2016-05-11 / Features

Son Follows Footsteps Of ‘Father’s Day’ Firefighter

BY LIZ GOFF


Long Island General Supply Co. at 14th Street and Astoria Boulevard, the site of the Father’s Day fire in 2001. 
Photo Gazette archives Long Island General Supply Co. at 14th Street and Astoria Boulevard, the site of the Father’s Day fire in 2001. Photo Gazette archives Firefighters from engine and ladder companies and rescue units throughout Queens gather each June at the Astoria site where three Queens firefighters lost their lives in an explosion at a hardware store on Father’s Day, June 13, 2001.

Family members, along with firefighters from Rescue 4 in Woodside, Ladder Co. 116 in Dutch Kills, and Ladder Co. 163 in Elmhurst join fellow firefighters at the site each year to remember husbands, dads, brothers and sons who perished in the explosion at Long Island General Supply Co. at 14th Street and Astoria Boulevard.

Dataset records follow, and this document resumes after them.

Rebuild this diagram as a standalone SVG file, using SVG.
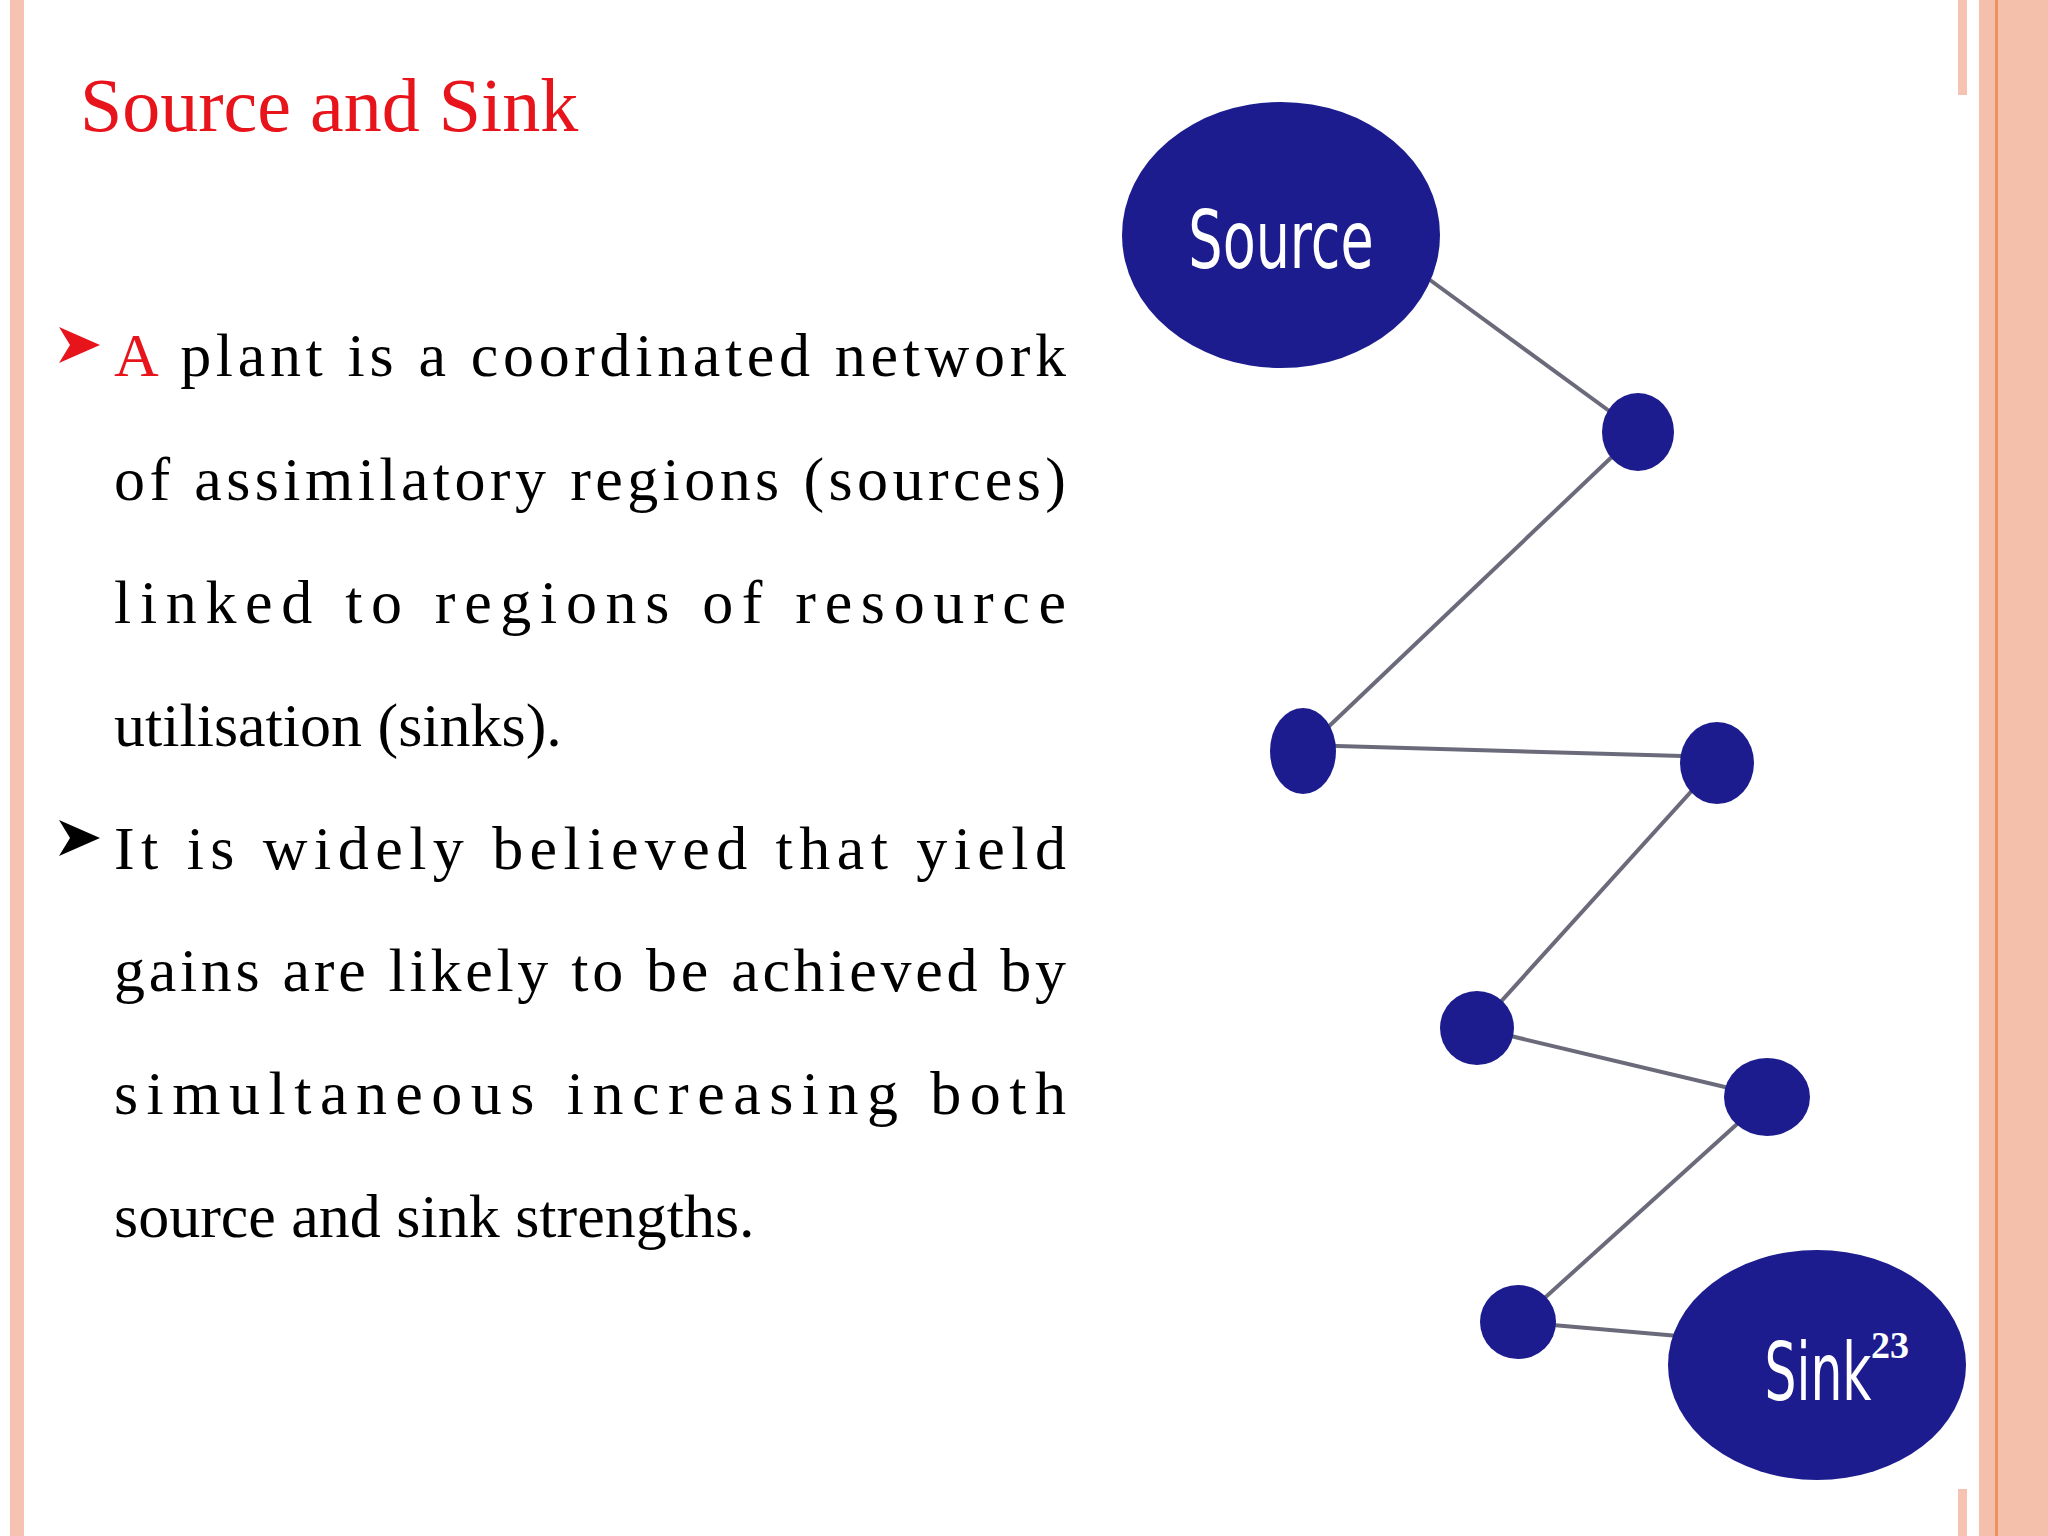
<svg xmlns="http://www.w3.org/2000/svg" width="2048" height="1536" viewBox="0 0 2048 1536">
<style>
.t{font-family:"Liberation Serif","Times New Roman",serif;font-size:62px;fill:#000}
.n{fill:#1c1c8e}
.c{stroke:#6a6a7a;stroke-width:4}
</style>
<rect width="2048" height="1536" fill="#fff"/>
<rect x="10" y="0" width="14" height="1536" fill="#f6c3b3"/>
<rect x="1958" y="0" width="9" height="95" fill="#f6c3b3"/>
<rect x="1958" y="1489" width="9" height="47" fill="#f6c3b3"/>
<rect x="1979" y="0" width="69" height="1536" fill="#f5c0ab"/>
<rect x="1995" y="0" width="3" height="1536" fill="#f09060"/>
<text x="80" y="131" style="font-family:'Liberation Serif',serif;font-size:76px;fill:#e8141b">Source and Sink</text>
<path d="M59 327 L100 345 L59 363 L70 345 Z" fill="#e8141b"/>
<path d="M59 820 L100 838 L59 856 L70 838 Z" fill="#000"/>
<text class="t" x="114" y="376" textLength="952" lengthAdjust="spacing"><tspan fill="#e8141b">A</tspan> plant is a coordinated network</text>
<text class="t" x="114" y="500" textLength="952" lengthAdjust="spacing">of assimilatory regions (sources)</text>
<text class="t" x="114" y="623" textLength="952" lengthAdjust="spacing">linked to regions of resource</text>
<text class="t" x="114" y="746">utilisation (sinks).</text>
<text class="t" x="114" y="869" textLength="952" lengthAdjust="spacing">It is widely believed that yield</text>
<text class="t" x="114" y="991" textLength="952" lengthAdjust="spacing">gains are likely to be achieved by</text>
<text class="t" x="114" y="1114" textLength="952" lengthAdjust="spacing">simultaneous increasing both</text>
<text class="t" x="114" y="1237">source and sink strengths.</text>
<g id="connectors">
<line class="c" x1="1430" y1="280" x2="1638" y2="432"/>
<line class="c" x1="1638" y1="432" x2="1303" y2="751"/>
<line class="c" x1="1303" y1="745" x2="1717" y2="757"/>
<line class="c" x1="1717" y1="763" x2="1477" y2="1028"/>
<line class="c" x1="1477" y1="1028" x2="1767" y2="1097"/>
<line class="c" x1="1767" y1="1097" x2="1518" y2="1322"/>
<line class="c" x1="1518" y1="1322" x2="1690" y2="1337"/>
</g>
<g id="source"><ellipse class="n" cx="1281" cy="235" rx="159" ry="133"/>
<text x="1281" y="268" text-anchor="middle" style="font-family:'Liberation Sans Narrow','DejaVu Sans Condensed',sans-serif;font-size:80px;fill:#fff" transform="translate(1281 0) scale(0.75 1) translate(-1281 0)">Source</text></g>
<g id="n1"><ellipse class="n" cx="1638" cy="432" rx="36" ry="39"/></g>
<g id="n2"><ellipse class="n" cx="1303" cy="751" rx="33" ry="43"/></g>
<g id="n3"><ellipse class="n" cx="1717" cy="763" rx="37" ry="41"/></g>
<g id="n4"><ellipse class="n" cx="1477" cy="1028" rx="37" ry="37"/></g>
<g id="n5"><ellipse class="n" cx="1767" cy="1097" rx="43" ry="39"/></g>
<g id="n6"><ellipse class="n" cx="1518" cy="1322" rx="38" ry="37"/></g>
<g id="sink"><ellipse class="n" cx="1817" cy="1365" rx="149" ry="115"/>
<text x="1818" y="1400" text-anchor="middle" style="font-family:'Liberation Sans Narrow','DejaVu Sans Condensed',sans-serif;font-size:80px;fill:#fff" transform="translate(1818 0) scale(0.7 1) translate(-1818 0)">Sink</text></g>
<text x="1890" y="1358" text-anchor="middle" style="font-family:'Liberation Serif',serif;font-size:38px;font-weight:bold;fill:#fff">23</text>
</svg>
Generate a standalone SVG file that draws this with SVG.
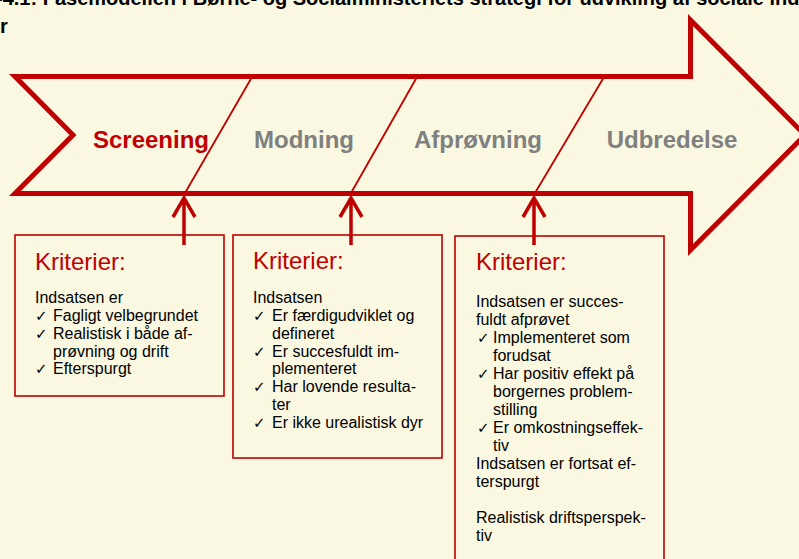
<svg xmlns="http://www.w3.org/2000/svg" width="799" height="559" viewBox="0 0 799 559">
<style>
.bg{fill:#FAF8E1}
.outline{fill:#FAF8E1;stroke:#C00000;stroke-width:5;stroke-linejoin:miter;stroke-miterlimit:10}
.div{stroke:#C00000;stroke-width:1.8;fill:none}
.phase{font-family:"Liberation Sans",Arial,sans-serif;font-weight:bold;font-size:24px;text-anchor:middle}
.box{fill:#FAF8E1;stroke:#C00000;stroke-width:1.6}
.head{font-family:"Liberation Sans",Arial,sans-serif;font-size:24px;fill:#C00000}
.t{font-family:"Liberation Sans",Arial,sans-serif;font-size:16px;fill:#000}
.ck{font-family:"DejaVu Sans",sans-serif;font-size:15px;fill:#000}
.conn{stroke:#C00000;stroke-width:3.5;fill:none}
.title{font-family:"Liberation Sans",Arial,sans-serif;font-weight:bold;font-size:20px;fill:#000}
</style>
<rect class="bg" x="0" y="0" width="799" height="559"/>
<g id="title">
<text class="title" x="-4" y="5">-4.1: Fasemodellen i Børne- og Socialministeriets strategi for udvikling af sociale ind</text>
<text class="title" x="0" y="33">r</text>
</g>
<g id="arrow">
<polygon class="outline" points="15,76.5 690.5,76.5 690.5,20 805,135 690.5,250 690.5,193.5 15,193.5 73,135"/>
<line class="div" x1="252" y1="77" x2="185" y2="193"/>
<line class="div" x1="417" y1="77" x2="351" y2="193"/>
<line class="div" x1="604" y1="77" x2="535" y2="193"/>
</g>
<g id="phase-screening"><text class="phase" x="151" y="148" fill="#C00000">Screening</text></g>
<g id="phase-modning"><text class="phase" x="304" y="148" fill="#808080">Modning</text></g>
<g id="phase-afproevning"><text class="phase" x="478" y="148" fill="#808080">Afprøvning</text></g>
<g id="phase-udbredelse"><text class="phase" x="672" y="148" fill="#808080">Udbredelse</text></g>
<g id="box1">
<rect class="box" x="15" y="235" width="209" height="161"/>
<text class="head" x="35" y="270">Kriterier:</text>
<text class="t" x="35" y="303">Indsatsen er</text>
<text class="ck" x="35" y="321">✓</text><text class="t" x="53" y="321">Fagligt velbegrundet</text>
<text class="ck" x="35" y="339">✓</text><text class="t" x="53" y="339">Realistisk i både af-</text>
<text class="t" x="53" y="357">prøvning og drift</text>
<text class="ck" x="35" y="374">✓</text><text class="t" x="53" y="374">Efterspurgt</text>
</g>
<g id="box2">
<rect class="box" x="233" y="235" width="209" height="223"/>
<text class="head" x="253" y="269">Kriterier:</text>
<text class="t" x="253" y="303">Indsatsen</text>
<text class="ck" x="253" y="321">✓</text><text class="t" x="272" y="321">Er færdigudviklet og</text>
<text class="t" x="272" y="339">defineret</text>
<text class="ck" x="253" y="357">✓</text><text class="t" x="272" y="357">Er succesfuldt im-</text>
<text class="t" x="272" y="374">plementeret</text>
<text class="ck" x="253" y="392">✓</text><text class="t" x="272" y="392">Har lovende resulta-</text>
<text class="t" x="272" y="410">ter</text>
<text class="ck" x="253" y="428">✓</text><text class="t" x="272" y="428">Er ikke urealistisk dyr</text>
</g>
<g id="box3">
<rect class="box" x="455" y="236" width="209" height="340"/>
<text class="head" x="476" y="270">Kriterier:</text>
<text class="t" x="476" y="307">Indsatsen er succes-</text>
<text class="t" x="476" y="325">fuldt afprøvet</text>
<text class="ck" x="477" y="343">✓</text><text class="t" x="493" y="343">Implementeret som</text>
<text class="t" x="493" y="361">forudsat</text>
<text class="ck" x="477" y="379">✓</text><text class="t" x="493" y="379">Har positiv effekt på</text>
<text class="t" x="493" y="397">borgernes problem-</text>
<text class="t" x="493" y="415">stilling</text>
<text class="ck" x="477" y="433">✓</text><text class="t" x="493" y="433">Er omkostningseffek-</text>
<text class="t" x="493" y="451">tiv</text>
<text class="t" x="476" y="469">Indsatsen er fortsat ef-</text>
<text class="t" x="476" y="487">terspurgt</text>
<text class="t" x="476" y="523">Realistisk driftsperspek-</text>
<text class="t" x="476" y="541">tiv</text>
</g>
<g id="connectors">
<path class="conn" d="M184,245 V198 M173,217 L184,198 L195,217"/>
<path class="conn" d="M351,245 V198 M340,217 L351,198 L362,217"/>
<path class="conn" d="M534,245 V198 M523,217 L534,198 L545,217"/>
</g>
</svg>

The five-alarm inferno rocked the neighborhood and changed forever the lives of eight FDNY children left fatherless.

Harry Ford Jr. was one of those children. Ford, Jr., 27, was among 310 probationary firefighters who graduated from the Fire Academy on May 3.

“He’s very excited to be able to follow in his dad’s footsteps,” an FDNY spokesperson said. “He was determined, since his dad died, to become a New York City firefighter. This is a dream come true for a young man who worked his way through tragedy to carry on his father’s commitment to save lives and assist those in need.”

Firefighter Harry Ford, 50, of Rescue Co. 4, was one of dozens of firefighters who responded to the chemical-fed blaze that started in the basement of the hardware store.

The intensity of the fire caused the building to buckle and set off an explosion that blew firefighters out into the street, raining fiery hot bricks and rubble over the men.

Ford was buried alive as he stood battling the blaze outside the building, desperately trying to pry open basement windows to reach a firefighter trapped inside.

Dozens of firefighters fell to their knees, digging through the rubble with their bare hands to reach the trapped firefighters. Off-duty firefighters rushed to the scene to help with the rescue, but all efforts were in vain.

Investigators later determined the fire was started by two local teens that broke into the basement of the hardware store to search for discarded containers of spray paint.

The teens escaped uninjured and never faced criminal charges.

Ford Jr. said he is looking forward to carrying on the traditions shared by FDNY firefighters. Following his graduation, Ford told reporters he is “amazed” by the number of firefighters who remember his dad.

“They shake my hand and tell me they’ll always have my back,” Ford said.